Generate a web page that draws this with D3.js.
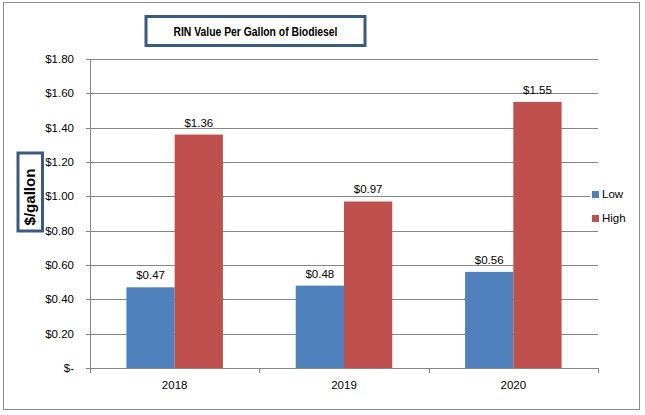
<!DOCTYPE html>
<html><head><meta charset="utf-8">
<script src="https://cdn.jsdelivr.net/npm/d3@7"></script>
<style>body{margin:0;background:#fff;} svg{display:block;}</style>
</head><body>
<svg id="c" width="645" height="415"></svg>
<script>
const categories = ["2018", "2019", "2020"];
const seriesNames = ["Low", "High"];
const lowValues = [0.47, 0.48, 0.56];
const highValues = [1.36, 0.97, 1.55];
const yTicks = [0, 0.2, 0.4, 0.6, 0.8, 1.0, 1.2, 1.4, 1.6, 1.8];
const colors = ["#4f81bd", "#c0504d"];
const title = "RIN Value Per Gallon of Biodiesel";
const yTitle = "$/gallon";

const svg = d3.select("#c");
const font = "'Liberation Sans', Arial, sans-serif";
svg.append("rect").attr("x", 3.5).attr("y", 2.5).attr("width", 636).attr("height", 407)
  .attr("fill", "#fff").attr("stroke", "#8c8c8c").attr("stroke-width", 1);

const L = 90, R = 598, T = 59, B = 368;
const x = d3.scaleBand().domain(categories).range([L, R]).paddingInner(0.43).paddingOuter(0.215);
const xs = d3.scaleBand().domain(seriesNames).range([0, x.bandwidth()]);
const y = d3.scaleLinear().domain([0, 1.8]).range([B, T]);

// gridlines
svg.append("g").selectAll("line").data(yTicks).join("line")
  .attr("x1", L - 4).attr("x2", R).attr("y1", d => Math.round(y(d)) + 0.5).attr("y2", d => Math.round(y(d)) + 0.5)
  .attr("stroke", "#868686").attr("stroke-width", 1);

const fmt = d => d === 0 ? "$-" : "$" + d.toFixed(2);
svg.append("g").selectAll("text").data(yTicks).join("text")
  .attr("x", 74).attr("y", d => y(d) + 4).attr("text-anchor", "end")
  .attr("font-family", font).attr("font-size", 11.5).attr("fill", "#000").text(fmt);

// axis line
svg.append("line").attr("x1", L + 0.5).attr("x2", L + 0.5).attr("y1", T).attr("y2", B).attr("stroke", "#868686");
// x category boundary ticks
const bounds = [L, ...categories.map((c, i) => L + (R - L) * (i + 1) / categories.length)];
svg.append("g").selectAll("line").data(bounds).join("line")
  .attr("x1", d => Math.round(d) + 0.5).attr("x2", d => Math.round(d) + 0.5)
  .attr("y1", B).attr("y2", B + 5).attr("stroke", "#868686");

const data = [];
categories.forEach((c, i) => {
  data.push({c, s: "Low", v: lowValues[i], col: colors[0]});
  data.push({c, s: "High", v: highValues[i], col: colors[1]});
});
svg.append("g").selectAll("rect").data(data).join("rect")
  .attr("x", d => x(d.c) + xs(d.s)).attr("width", xs.bandwidth())
  .attr("y", d => y(d.v)).attr("height", d => y(0) - y(d.v)).attr("fill", d => d.col);
svg.append("g").selectAll("text").data(data).join("text")
  .attr("x", d => x(d.c) + xs(d.s) + xs.bandwidth() / 2).attr("y", d => y(d.v) - 8)
  .attr("text-anchor", "middle").attr("font-family", font).attr("font-size", 11.5)
  .text(d => "$" + d.v.toFixed(2));

svg.append("g").selectAll("text").data(categories).join("text")
  .attr("x", d => x(d) + x.bandwidth() / 2).attr("y", 389).attr("text-anchor", "middle")
  .attr("font-family", font).attr("font-size", 11.5).text(d => d);

// legend
const lg = svg.append("g");
lg.append("rect").attr("x", 590).attr("y", 184).attr("width", 45).attr("height", 42).attr("fill", "#fff");
seriesNames.forEach((s, i) => {
  lg.append("rect").attr("x", 592).attr("y", 191 + i * 24).attr("width", 7).attr("height", 7).attr("fill", colors[i]);
  lg.append("text").attr("x", 602).attr("y", 198 + i * 24).attr("font-family", font).attr("font-size", 11.5).text(s);
});

// title box
svg.append("rect").attr("x", 146).attr("y", 16.5).attr("width", 219).attr("height", 29)
  .attr("fill", "#fff").attr("stroke", "#395a84").attr("stroke-width", 3);
svg.append("text").attr("x", 255.5).attr("y", 36).attr("text-anchor", "middle")
  .attr("font-family", font).attr("font-size", 13).attr("font-weight", "bold")
  .attr("textLength", 164).attr("lengthAdjust", "spacingAndGlyphs").text(title);

// y title box
svg.append("rect").attr("x", 18).attr("y", 153).attr("width", 24.5).attr("height", 78)
  .attr("fill", "#fff").attr("stroke", "#395a84").attr("stroke-width", 3);
svg.append("text").attr("transform", "translate(35,197) rotate(-90)").attr("text-anchor", "middle")
  .attr("font-family", font).attr("font-size", 14).attr("font-weight", "bold")
  .attr("textLength", 57).attr("lengthAdjust", "spacingAndGlyphs").text(yTitle);
</script>
</body></html>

| Problem description |
Your task is to repeat the material above exactly, without its pictures.

| Result below |
Generate a web page that draws this with D3.js.
<!DOCTYPE html>
<html><head><meta charset="utf-8">
<script src="https://cdn.jsdelivr.net/npm/d3@7"></script>
<style>body{margin:0;background:#fff;} svg{display:block;}</style>
</head><body>
<svg id="c" width="645" height="415"></svg>
<script>
const categories = ["2018", "2019", "2020"];
const seriesNames = ["Low", "High"];
const lowValues = [0.47, 0.48, 0.56];
const highValues = [1.36, 0.97, 1.55];
const yTicks = [0, 0.2, 0.4, 0.6, 0.8, 1.0, 1.2, 1.4, 1.6, 1.8];
const colors = ["#4f81bd", "#c0504d"];
const title = "RIN Value Per Gallon of Biodiesel";
const yTitle = "$/gallon";

const svg = d3.select("#c");
const font = "'Liberation Sans', Arial, sans-serif";
svg.append("rect").attr("x", 3.5).attr("y", 2.5).attr("width", 636).attr("height", 407)
  .attr("fill", "#fff").attr("stroke", "#8c8c8c").attr("stroke-width", 1);

const L = 90, R = 598, T = 59, B = 368;
const x = d3.scaleBand().domain(categories).range([L, R]).paddingInner(0.43).paddingOuter(0.215);
const xs = d3.scaleBand().domain(seriesNames).range([0, x.bandwidth()]);
const y = d3.scaleLinear().domain([0, 1.8]).range([B, T]);

// gridlines
svg.append("g").selectAll("line").data(yTicks).join("line")
  .attr("x1", L - 4).attr("x2", R).attr("y1", d => Math.round(y(d)) + 0.5).attr("y2", d => Math.round(y(d)) + 0.5)
  .attr("stroke", "#868686").attr("stroke-width", 1);

const fmt = d => d === 0 ? "$-" : "$" + d.toFixed(2);
svg.append("g").selectAll("text").data(yTicks).join("text")
  .attr("x", 74).attr("y", d => y(d) + 4).attr("text-anchor", "end")
  .attr("font-family", font).attr("font-size", 11.5).attr("fill", "#000").text(fmt);

// axis line
svg.append("line").attr("x1", L + 0.5).attr("x2", L + 0.5).attr("y1", T).attr("y2", B).attr("stroke", "#868686");
// x category boundary ticks
const bounds = [L, ...categories.map((c, i) => L + (R - L) * (i + 1) / categories.length)];
svg.append("g").selectAll("line").data(bounds).join("line")
  .attr("x1", d => Math.round(d) + 0.5).attr("x2", d => Math.round(d) + 0.5)
  .attr("y1", B).attr("y2", B + 5).attr("stroke", "#868686");

const data = [];
categories.forEach((c, i) => {
  data.push({c, s: "Low", v: lowValues[i], col: colors[0]});
  data.push({c, s: "High", v: highValues[i], col: colors[1]});
});
svg.append("g").selectAll("rect").data(data).join("rect")
  .attr("x", d => x(d.c) + xs(d.s)).attr("width", xs.bandwidth())
  .attr("y", d => y(d.v)).attr("height", d => y(0) - y(d.v)).attr("fill", d => d.col);
svg.append("g").selectAll("text").data(data).join("text")
  .attr("x", d => x(d.c) + xs(d.s) + xs.bandwidth() / 2).attr("y", d => y(d.v) - 8)
  .attr("text-anchor", "middle").attr("font-family", font).attr("font-size", 11.5)
  .text(d => "$" + d.v.toFixed(2));

svg.append("g").selectAll("text").data(categories).join("text")
  .attr("x", d => x(d) + x.bandwidth() / 2).attr("y", 389).attr("text-anchor", "middle")
  .attr("font-family", font).attr("font-size", 11.5).text(d => d);

// legend
const lg = svg.append("g");
lg.append("rect").attr("x", 590).attr("y", 184).attr("width", 45).attr("height", 42).attr("fill", "#fff");
seriesNames.forEach((s, i) => {
  lg.append("rect").attr("x", 592).attr("y", 191 + i * 24).attr("width", 7).attr("height", 7).attr("fill", colors[i]);
  lg.append("text").attr("x", 602).attr("y", 198 + i * 24).attr("font-family", font).attr("font-size", 11.5).text(s);
});

// title box
svg.append("rect").attr("x", 146).attr("y", 16.5).attr("width", 219).attr("height", 29)
  .attr("fill", "#fff").attr("stroke", "#395a84").attr("stroke-width", 3);
svg.append("text").attr("x", 255.5).attr("y", 36).attr("text-anchor", "middle")
  .attr("font-family", font).attr("font-size", 13).attr("font-weight", "bold")
  .attr("textLength", 164).attr("lengthAdjust", "spacingAndGlyphs").text(title);

// y title box
svg.append("rect").attr("x", 18).attr("y", 153).attr("width", 24.5).attr("height", 78)
  .attr("fill", "#fff").attr("stroke", "#395a84").attr("stroke-width", 3);
svg.append("text").attr("transform", "translate(35,197) rotate(-90)").attr("text-anchor", "middle")
  .attr("font-family", font).attr("font-size", 14).attr("font-weight", "bold")
  .attr("textLength", 57).attr("lengthAdjust", "spacingAndGlyphs").text(yTitle);
</script>
</body></html>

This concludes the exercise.